▸ **EXERCISE INSTRUCTIONS**
In the listing below, find every line with the string "matplotlib" and pull it out.

▸ **DATA BLOCK**
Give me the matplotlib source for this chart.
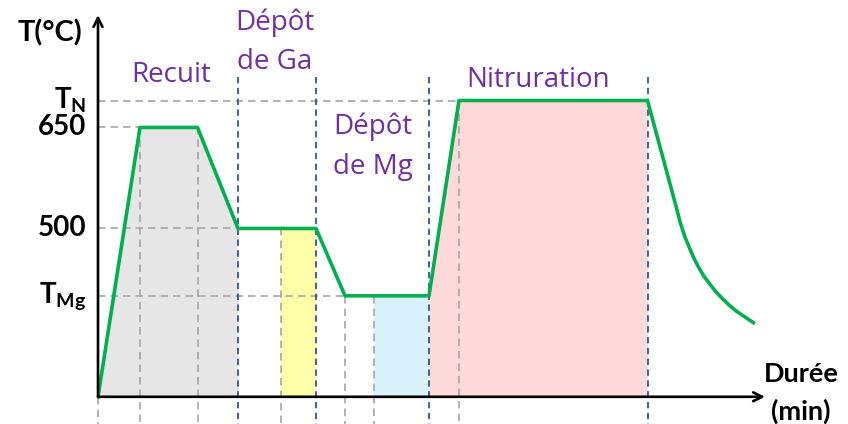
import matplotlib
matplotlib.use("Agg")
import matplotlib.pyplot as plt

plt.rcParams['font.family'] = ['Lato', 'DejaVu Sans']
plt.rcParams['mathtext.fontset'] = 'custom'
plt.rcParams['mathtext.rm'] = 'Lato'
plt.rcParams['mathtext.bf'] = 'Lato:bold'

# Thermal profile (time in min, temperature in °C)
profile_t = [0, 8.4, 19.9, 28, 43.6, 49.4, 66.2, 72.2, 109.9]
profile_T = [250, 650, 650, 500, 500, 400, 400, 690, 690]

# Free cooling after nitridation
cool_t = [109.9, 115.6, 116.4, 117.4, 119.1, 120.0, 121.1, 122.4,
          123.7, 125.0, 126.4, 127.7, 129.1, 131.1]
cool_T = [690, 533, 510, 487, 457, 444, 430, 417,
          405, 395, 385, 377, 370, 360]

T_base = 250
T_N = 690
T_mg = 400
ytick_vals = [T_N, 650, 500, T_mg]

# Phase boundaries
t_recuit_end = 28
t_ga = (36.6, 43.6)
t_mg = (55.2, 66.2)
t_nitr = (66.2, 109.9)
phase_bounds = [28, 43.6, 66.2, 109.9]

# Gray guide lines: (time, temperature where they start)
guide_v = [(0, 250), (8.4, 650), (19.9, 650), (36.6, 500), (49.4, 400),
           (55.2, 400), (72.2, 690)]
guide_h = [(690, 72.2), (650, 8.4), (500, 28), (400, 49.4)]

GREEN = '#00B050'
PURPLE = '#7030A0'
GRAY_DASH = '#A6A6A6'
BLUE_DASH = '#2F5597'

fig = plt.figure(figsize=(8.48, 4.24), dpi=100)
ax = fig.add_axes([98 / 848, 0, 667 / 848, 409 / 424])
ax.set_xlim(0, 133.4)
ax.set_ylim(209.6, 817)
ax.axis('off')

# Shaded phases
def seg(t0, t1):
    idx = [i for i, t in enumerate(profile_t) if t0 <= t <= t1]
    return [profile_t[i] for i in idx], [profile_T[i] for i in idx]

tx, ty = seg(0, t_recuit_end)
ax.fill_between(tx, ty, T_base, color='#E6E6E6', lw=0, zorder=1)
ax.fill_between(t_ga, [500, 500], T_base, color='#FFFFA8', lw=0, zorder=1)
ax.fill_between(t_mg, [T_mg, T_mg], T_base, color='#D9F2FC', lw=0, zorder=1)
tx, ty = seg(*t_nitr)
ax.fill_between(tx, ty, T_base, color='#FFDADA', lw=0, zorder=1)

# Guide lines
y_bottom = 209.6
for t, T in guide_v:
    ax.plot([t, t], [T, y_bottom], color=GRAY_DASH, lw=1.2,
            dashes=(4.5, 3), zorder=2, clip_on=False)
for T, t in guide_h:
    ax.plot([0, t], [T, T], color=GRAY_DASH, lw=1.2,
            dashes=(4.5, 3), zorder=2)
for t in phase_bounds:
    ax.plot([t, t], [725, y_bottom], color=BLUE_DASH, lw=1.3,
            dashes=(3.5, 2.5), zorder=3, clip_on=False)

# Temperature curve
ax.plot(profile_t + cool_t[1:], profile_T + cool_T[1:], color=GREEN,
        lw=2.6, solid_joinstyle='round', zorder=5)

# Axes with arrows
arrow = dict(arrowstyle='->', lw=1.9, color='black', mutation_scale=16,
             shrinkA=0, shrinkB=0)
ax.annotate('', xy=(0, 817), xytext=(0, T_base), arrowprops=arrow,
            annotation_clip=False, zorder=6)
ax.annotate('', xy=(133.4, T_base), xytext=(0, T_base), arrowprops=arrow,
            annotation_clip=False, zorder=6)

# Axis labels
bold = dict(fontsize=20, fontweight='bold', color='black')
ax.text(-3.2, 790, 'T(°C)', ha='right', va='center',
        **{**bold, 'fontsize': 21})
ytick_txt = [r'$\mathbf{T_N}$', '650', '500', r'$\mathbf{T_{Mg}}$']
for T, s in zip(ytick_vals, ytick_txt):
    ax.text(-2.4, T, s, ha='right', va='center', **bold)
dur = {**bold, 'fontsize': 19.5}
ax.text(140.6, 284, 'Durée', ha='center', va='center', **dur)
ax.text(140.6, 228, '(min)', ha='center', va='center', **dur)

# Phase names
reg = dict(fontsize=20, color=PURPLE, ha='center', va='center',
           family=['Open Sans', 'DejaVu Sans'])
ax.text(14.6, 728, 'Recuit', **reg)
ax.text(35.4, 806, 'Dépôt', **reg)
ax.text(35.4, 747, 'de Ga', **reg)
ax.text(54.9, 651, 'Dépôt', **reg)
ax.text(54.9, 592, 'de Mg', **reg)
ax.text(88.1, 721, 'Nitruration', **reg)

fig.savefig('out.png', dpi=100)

▸ **CORRECT RESPONSE**
Give me the matplotlib source for this chart.
import matplotlib
matplotlib.use("Agg")
import matplotlib.pyplot as plt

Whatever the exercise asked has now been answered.